Excessive Spending - Outsourcing Doesn't Hurt (?!) - 3rd Chapter
I recommend you go to Cafe Hayek to see some interesting commentary on this subject.
Obviously, there is a significant difference in PERCEPTION about how not only OUTSOURCING OF JOBS, but the whole PROCESS OF TRADE has been affecting our nation.
I'm certain that many of those who disagree with me see me as a trade obstructionist... a protectionist, if you will... that wants to ruin the trade built up with other countries in order to protect inefficient and mismanaged domestic industries.
Not so. I'm merely pointing out certain of my PERCEPTIONS that are not necessarily shared by some others, to wit:
- certain countries are now or have provided their own industries significant "insulation" from foreign competitors enabling those industries to grow and strenthen... and then reduce their cost of production by expanding unit volume to capacity and selling the excess at cost in the U.S. to 1) gain a foothold in the U.S. market and 2) competitively undermine domestic manufacturers
- certain countries have used currency manipulation to ensure that their industries have a competitive edge in the U.S.
- certain countries do not come close to the U.S. standards protecting workers and the environment, thereby avoiding those direct costs for their industries which must be borne by U.S. manufacturers
I have a bit of an ethical and moral problem with arguing that two wrongs make a right. The correct response to foreign countries that put up trade barriers is...to reduce our trade barriers as much as possible and continue to trade with them. It is sheer insanity to shoot ourselves in the foot merely to "get back" at the other guy for making their own country poorer through trade barriers.1) These countries are not "making their own country poorer" through their actions... they are systematically undermining U.S. industrial capabilities
2) Trade barriers take many forms from inspection of individual vehicles verses certification of an entire model (a practice used by Japan to make importation of U.S. vehicles virtually impossible), to tariffs, to currency manipulation, to worker and environmental abuse. If such practices so hurt China, how is it that they have been so successful at creating wealth?

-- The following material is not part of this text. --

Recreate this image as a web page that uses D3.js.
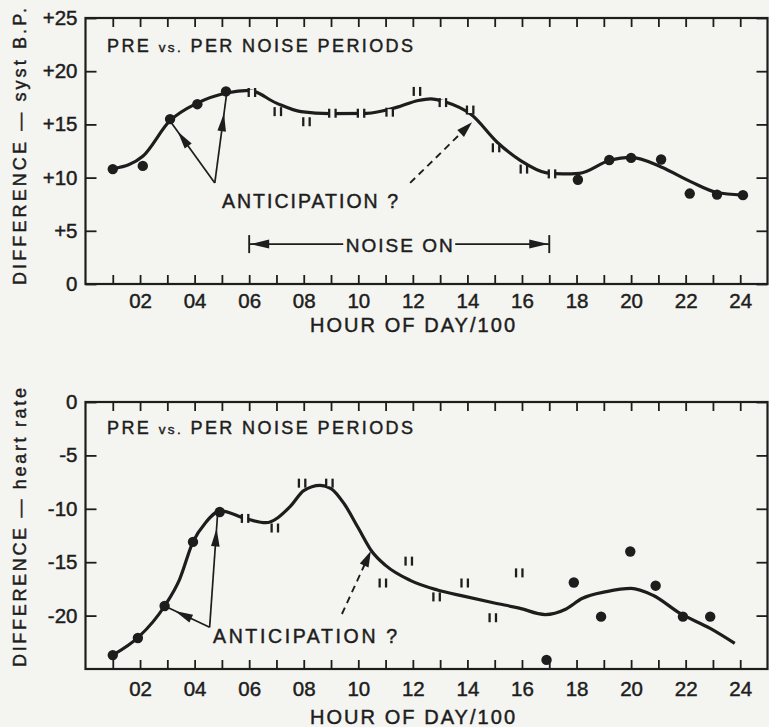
<!DOCTYPE html>
<html><head><meta charset="utf-8">
<script src="https://cdn.jsdelivr.net/npm/d3@7"></script>
<style>
body{margin:0;background:#f4f4f0}
svg{display:block}
text{font-family:"Liberation Sans",Arial,Helvetica,sans-serif;fill:#1d1d1d;stroke:#1d1d1d;stroke-width:0.45px}
</style>
</head><body>
<svg id="c" width="769" height="727"></svg>
<script>
// ---------- DATA ----------
const hourTicks = d3.range(1, 25);
const hourLabel = h => (h % 2 === 0 ? String(h).padStart(2, "0") : "");
const xTitle = "HOUR OF DAY/100";

// systolic blood pressure panel
const bpTicks = [0, 5, 10, 15, 20, 25];
const bpTickLabels = ["0", "+5", "+10", "+15", "+20", "+25"];
const bpPreHours = [1.0, 2.1, 3.1, 4.1, 5.15];
const bpPreValues = [10.8, 11.1, 15.5, 16.9, 18.1];
const bpNoiseHours = [6.1, 7.05, 8.1, 9.05, 10.1, 11.15, 12.15, 13.1, 14.1, 15.05, 16.07, 17.1];
const bpNoiseValues = [18.0, 16.2, 15.25, 16.05, 16.05, 16.15, 18.1, 17.05, 16.35, 12.8, 10.8, 10.35];
const bpPostHours = [18.05, 19.2, 20.0, 21.1, 22.15, 23.15, 24.1];
const bpPostValues = [9.8, 11.65, 11.85, 11.7, 8.5, 8.4, 8.35];
const bpCurveHours = [1.06, 2.1, 3.08, 4.1, 5.16, 6.0, 7.0, 7.9, 8.96, 10.3, 11.4, 12.2, 12.65, 13.2, 14.15, 15.1, 15.95, 16.9, 17.5, 18.1, 19.2, 20.0, 21.1, 22.2, 23.15, 24.07];
const bpCurveValues = [10.85, 12.0, 15.3, 17.0, 17.95, 18.2, 17.0, 16.2, 16.02, 16.04, 16.6, 17.25, 17.4, 17.1, 15.9, 13.3, 11.6, 10.45, 10.35, 10.4, 11.6, 11.9, 11.0, 9.6, 8.6, 8.36];

// heart rate panel
const hrTicks = [-20, -15, -10, -5, 0];
const hrTickLabels = ["-20", "-15", "-10", "-5", "0"];
const hrPreHours = [1.0, 1.92, 2.9, 3.94, 4.92];
const hrPreValues = [-23.7, -22.1, -19.1, -13.1, -10.3];
const hrNoiseHours = [5.85, 6.94, 7.94, 8.94, 10.9, 11.85, 12.87, 13.9, 14.93, 15.9];
const hrNoiseValues = [-10.9, -11.8, -7.6, -7.6, -16.95, -14.9, -18.25, -16.95, -20.2, -16.0];
const hrPostHours = [16.9, 17.9, 18.9, 19.97, 20.9, 21.9, 22.9];
const hrPostValues = [-24.15, -16.9, -20.1, -14.0, -17.2, -20.1, -20.1];
const hrCurveHours = [1.0, 1.95, 2.9, 3.45, 3.94, 4.4, 4.95, 5.85, 6.6, 7.5, 8.0, 8.6, 9.0, 9.5, 10.0, 10.5, 11.0, 11.9, 12.9, 13.9, 14.95, 15.9, 16.85, 17.6, 18.2, 19.1, 20.0, 20.8, 21.8, 22.9, 23.8];
const hrCurveValues = [-23.7, -22.0, -19.1, -16.6, -13.1, -11.3, -10.2, -10.9, -11.3, -9.8, -8.3, -7.8, -8.1, -9.6, -11.8, -14.0, -15.3, -16.7, -17.6, -18.2, -18.8, -19.3, -19.9, -19.4, -18.4, -17.75, -17.45, -18.1, -19.8, -21.2, -22.6];

// annotations (data units)
const panelLabel = ["PRE ", "vs.", " PER NOISE PERIODS"];
const anticipationLabel = "ANTICIPATION ?";
const noiseOnLabel = "NOISE ON";
const noiseOnHours = [6.0, 17.0];
const noiseOnValue = 3.75;
const bpArrowFrom = [4.74, 9.5];
const bpArrowTo = [[3.08, 15.4], [5.18, 18.0]];
const bpArrowHead = [0.82, 0.77];
const bpDashFrom = [11.9, 9.5];
const bpDashTo = [14.17, 15.2];
const hrArrowFrom = [4.55, -21.1];
const hrArrowTo = [[2.9, -19.1], [4.85, -10.2]];
const hrArrowHead = [0.77, 0.85];
const hrDashFrom = [9.4, -19.85];
const hrDashTo = [10.46, -13.95];

// ---------- DRAW ----------
const INK = "#1d1d1d", BG = "#f4f4f0";
const svg = d3.select("#c");
svg.append("rect").attr("width", 769).attr("height", 727).attr("fill", BG);

const x = d3.scaleLinear().domain([0, 25]).range([85.5, 767.5]);
const zip = (a, b) => a.map((v, i) => [v, b[i]]);

function arrowHead(g, p0, tip, len, hw) {
  const dx = tip[0] - p0[0], dy = tip[1] - p0[1];
  const d = Math.hypot(dx, dy), ux = dx / d, uy = dy / d;
  const bx = tip[0] - ux * len, by = tip[1] - uy * len;
  g.append("path")
    .attr("d", `M${tip[0]},${tip[1]}L${bx - uy * hw},${by + ux * hw}L${bx + uy * hw},${by - ux * hw}Z`)
    .attr("fill", INK);
}

function panel(o) {
  const y = d3.scaleLinear().domain(o.domain).range(o.range);
  const g = svg.append("g");
  const x0 = x.range()[0], x1 = x.range()[1], yT = o.range[1], yB = o.range[0];

  const styleAxis = (sel, fs) => {
    sel.attr("font-size", null).attr("font-family", null);
    sel.select(".domain").remove();
    sel.selectAll(".tick line").attr("stroke", INK).attr("stroke-width", 1.8);
    sel.selectAll(".tick text").attr("font-size", fs).attr("fill", INK);
  };
  g.append("g").attr("transform", `translate(0,${yB})`)
    .call(d3.axisBottom(x).tickValues(hourTicks).tickSize(-9).tickPadding(o.xPad).tickFormat(hourLabel))
    .call(s => styleAxis(s, 20.5));
  g.append("g").attr("transform", `translate(0,${yT})`)
    .call(d3.axisTop(x).tickValues(hourTicks).tickSize(-9).tickFormat(""))
    .call(s => styleAxis(s, 20));
  g.append("g").attr("transform", `translate(${x0},0)`)
    .call(d3.axisLeft(y).tickValues(o.ticks).tickSize(-11).tickPadding(8).tickFormat((d, i) => o.tickLabels[i]))
    .call(s => styleAxis(s, 20.5));
  g.append("g").attr("transform", `translate(${x1},0)`)
    .call(d3.axisRight(y).tickValues(o.ticks).tickSize(-11).tickFormat(""))
    .call(s => styleAxis(s, 20));

  g.append("rect").attr("x", x0).attr("y", yT).attr("width", x1 - x0).attr("height", yB - yT)
    .attr("fill", "none").attr("stroke", INK).attr("stroke-width", 2.2);

  // titles
  g.append("text").attr("transform", `translate(26,${o.yTitleY}) rotate(-90)`)
    .attr("text-anchor", "middle").attr("font-size", 18)
    .attr("textLength", o.yTitleLen).attr("lengthAdjust", "spacing").text(o.yTitle);
  g.append("text").attr("x", 412.5).attr("y", o.xTitleY).attr("text-anchor", "middle")
    .attr("font-size", 20).attr("textLength", 205).attr("lengthAdjust", "spacing").text(xTitle);
  const pl = g.append("text").attr("x", 107).attr("y", o.labelY).attr("font-size", 18)
    .attr("textLength", 306).attr("lengthAdjust", "spacing");
  pl.append("tspan").text(panelLabel[0]);
  pl.append("tspan").attr("font-size", 13.5).text(panelLabel[1]);
  pl.append("tspan").text(panelLabel[2]);

  // curve
  const line = d3.line().x(d => x(d[0])).y(d => y(d[1])).curve(d3.curveMonotoneX);
  g.append("path").datum(zip(o.curveH, o.curveV)).attr("d", line)
    .attr("fill", "none").attr("stroke", INK).attr("stroke-width", 3.2).attr("stroke-linejoin", "round");

  // noise-period markers "ıı"
  const nm = g.selectAll(".nm").data(zip(o.noiseH, o.noiseV)).join("g")
    .attr("transform", d => `translate(${x(d[0])},${y(d[1])})`);
  nm.append("rect").attr("x", -2.6).attr("y", -3).attr("width", 5.2).attr("height", 6).attr("fill", BG);
  nm.selectAll("line").data([-3.2, 3.2]).join("line")
    .attr("x1", d => d).attr("x2", d => d).attr("y1", -4.5).attr("y2", 4.5)
    .attr("stroke", INK).attr("stroke-width", 2.3);

  // dots
  g.selectAll(".dot").data(zip(o.preH, o.preV).concat(zip(o.postH, o.postV))).join("circle")
    .attr("cx", d => x(d[0])).attr("cy", d => y(d[1])).attr("r", 5.2).attr("fill", INK);

  // solid arrows
  const p = d => [x(d[0]), y(d[1])];
  const from = p(o.arrowFrom);
  o.arrowTo.forEach((t, i) => {
    const to = p(t);
    g.append("line").attr("x1", from[0]).attr("y1", from[1]).attr("x2", to[0]).attr("y2", to[1])
      .attr("stroke", INK).attr("stroke-width", 1.7);
    const f = o.arrowHead[i];
    arrowHead(g, from, [from[0] + (to[0] - from[0]) * f, from[1] + (to[1] - from[1]) * f], 18, 4.3);
  });
  // dashed arrow
  const df = p(o.dashFrom), dt = p(o.dashTo);
  g.append("line").attr("x1", df[0]).attr("y1", df[1]).attr("x2", dt[0] - (dt[0] - df[0]) * 0.1).attr("y2", dt[1] - (dt[1] - df[1]) * 0.1)
    .attr("stroke", INK).attr("stroke-width", 1.9).attr("stroke-dasharray", "7,5");
  arrowHead(g, df, dt, 16, 4.8);

  g.append("text").attr("x", o.antX).attr("y", o.antY).attr("font-size", 19.5)
    .attr("textLength", o.antLen).attr("lengthAdjust", "spacing").text(anticipationLabel);

  if (o.noiseOn) {
    const yy = y(noiseOnValue), xa = x(noiseOnHours[0]), xb = x(noiseOnHours[1]);
    const xm = (xa + xb) / 2;
    [xa, xb].forEach(xx => g.append("line").attr("x1", xx).attr("x2", xx).attr("y1", yy - 9).attr("y2", yy + 9)
      .attr("stroke", INK).attr("stroke-width", 1.9));
    g.append("line").attr("x1", xa).attr("x2", xm - 56).attr("y1", yy).attr("y2", yy).attr("stroke", INK).attr("stroke-width", 1.7);
    g.append("line").attr("x1", xm + 56).attr("x2", xb).attr("y1", yy).attr("y2", yy).attr("stroke", INK).attr("stroke-width", 1.7);
    arrowHead(g, [xm, yy], [xa + 1, yy], 19, 4.5);
    arrowHead(g, [xm, yy], [xb - 1, yy], 19, 4.5);
    g.append("text").attr("x", xm).attr("y", yy + 7.5).attr("text-anchor", "middle").attr("font-size", 19)
      .attr("textLength", 107).attr("lengthAdjust", "spacing").text(noiseOnLabel);
  }
}

panel({
  domain: [0, 25], range: [284, 18], ticks: bpTicks, tickLabels: bpTickLabels, xPad: 9,
  yTitle: "DIFFERENCE — syst B.P.", yTitleY: 146.5, yTitleLen: 277, xTitleY: 332, labelY: 52,
  curveH: bpCurveHours, curveV: bpCurveValues, noiseH: bpNoiseHours, noiseV: bpNoiseValues,
  preH: bpPreHours, preV: bpPreValues, postH: bpPostHours, postV: bpPostValues,
  arrowFrom: bpArrowFrom, arrowTo: bpArrowTo, arrowHead: bpArrowHead,
  dashFrom: bpDashFrom, dashTo: bpDashTo, antX: 222, antY: 208, antLen: 176, noiseOn: true
});
panel({
  domain: [-25, 0], range: [669, 402], ticks: hrTicks, tickLabels: hrTickLabels, xPad: 12,
  yTitle: "DIFFERENCE — heart rate", yTitleY: 527.5, yTitleLen: 279, xTitleY: 724, labelY: 434,
  curveH: hrCurveHours, curveV: hrCurveValues, noiseH: hrNoiseHours, noiseV: hrNoiseValues,
  preH: hrPreHours, preV: hrPreValues, postH: hrPostHours, postV: hrPostValues,
  arrowFrom: hrArrowFrom, arrowTo: hrArrowTo, arrowHead: hrArrowHead,
  dashFrom: hrDashFrom, dashTo: hrDashTo, antX: 213, antY: 643, antLen: 184, noiseOn: false
});
</script>
</body></html>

Other responses have been that we can replace our manufacturing with an intellectual industry. That's highly suspect, in my opinion. There is a symbiotic relationship between academia and industry... whether or not certain "intellectuals" wish to admit it or not. Without a domestic automobile industry, for example, thousands of engineers and physicists would be competing for hundreds of jobs. Without those jobs, universities would find much less demand for their "services". Oh, "something else will take their place". Why? If we are willing to let our manufacturing fall prey to predatory practices by other countries, what is to say that our universities will compete much better in the future when foreign universities can partner with their industries for new research and development... sharing both the costs and benefits.
It is my PERCEPTION that the so-called "free traders" have not thoroughly thought through the consequences of their positions. Cheap imports will be paid, ultimately, by a sharply stratified U.S. society of fewer "haves" and more "have nots".